Jacques Delors, qui dit souvent que nul n'est jamais tombé amoureux d'un taux de croissance, d'un marché ou d'un cours d'une monnaie, a, tout le temps de sa présidence de la Commission, voulu que l'Europe puisse être celle des citoyens. C'était son projet de Charte sociale européenne et ce fut aussi le sens du programme Erasmus pour les jeunes. Convenons que c'est là que le bât a blessé depuis vingt ans.
L'Europe a laissé ses institutions s'affaiblir et les 28 gouvernements peinent à s'accorder pour aller de l'avant. Les Parlements restent trop loin des décisions. Et les peuples se détournent à force d'être contournés.

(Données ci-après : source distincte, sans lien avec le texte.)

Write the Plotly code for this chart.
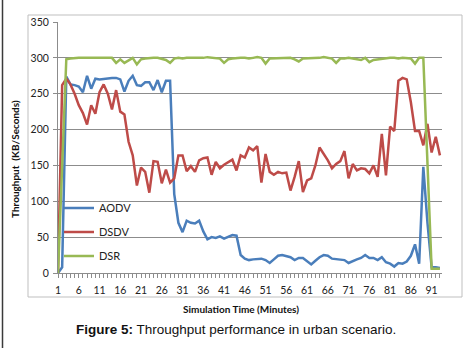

Les populistes se sont emparés de ce désenchantement et s'en prennent à l'Europe parce qu'ils ont peur du monde, parce qu'ils veulent revenir aux divisions, aux murs, aux grillages. Or c'est le droit qui protège, et la fédération des États-nations qui donne du poids, pas le désordre et le repli sur soi.
Ce qui nous menace, ce n'est pas l'excès d'Europe mais son insuffisance. Car face à la globalisation et aux puissances émergentes, comme devant les risques liés aux instabilités à nos frontières, aux coups de force, aux guerres, au terrorisme, aux catastrophes climatiques et à ce qu'ils engendrent avec les déplacements de population, c'est l'Europe qui est attendue pour porter les technologies de demain, promouvoir un modèle industriel, réussir la transition énergétique et écologique, investir dans la connaissance, réduire les disparités territoriales, assurer la solidarité à l'intérieur par des investissements et à l'extérieur par des actions de développement. Bref, être capable d'être une puissance au service de l'équilibre du monde.
Avec Jacques Delors, l'Europe s'est élargie, mais il nous avait mis en garde en proposant un approfondissement avec des intégrations différenciées. Écoutons-le. Les circonstances nous conduisent à accélérer. La zone euro a su cette semaine réaffirmer sa cohésion avec la Grèce.
La qualité de la relation franco-allemande y a été pour beaucoup. L'esprit européen a prévalu. Mais nous ne pouvons en rester là. J'ai proposé de reprendre l'idée de Jacques Delors du gouvernement de la zone euro et d'y ajouter un budget spécifique ainsi qu'un Parlement pour en assurer le contrôle démocratique.
Partager une monnaie, c'est bien plus que vouloir une convergence. C'est un choix que 19 pays ont fait parce que c'était leur intérêt. Nul gouvernement d'ailleurs depuis quinze ans n'a pris la responsabilité d'en sortir. Ce choix appelle une organisation renforcée et avec les pays qui en décideront, une avant-garde. La France y est prête parce que, comme Jacques Delors nous l'a montré, elle se grandit toujours quand elle est à l'initiative de l'Europe.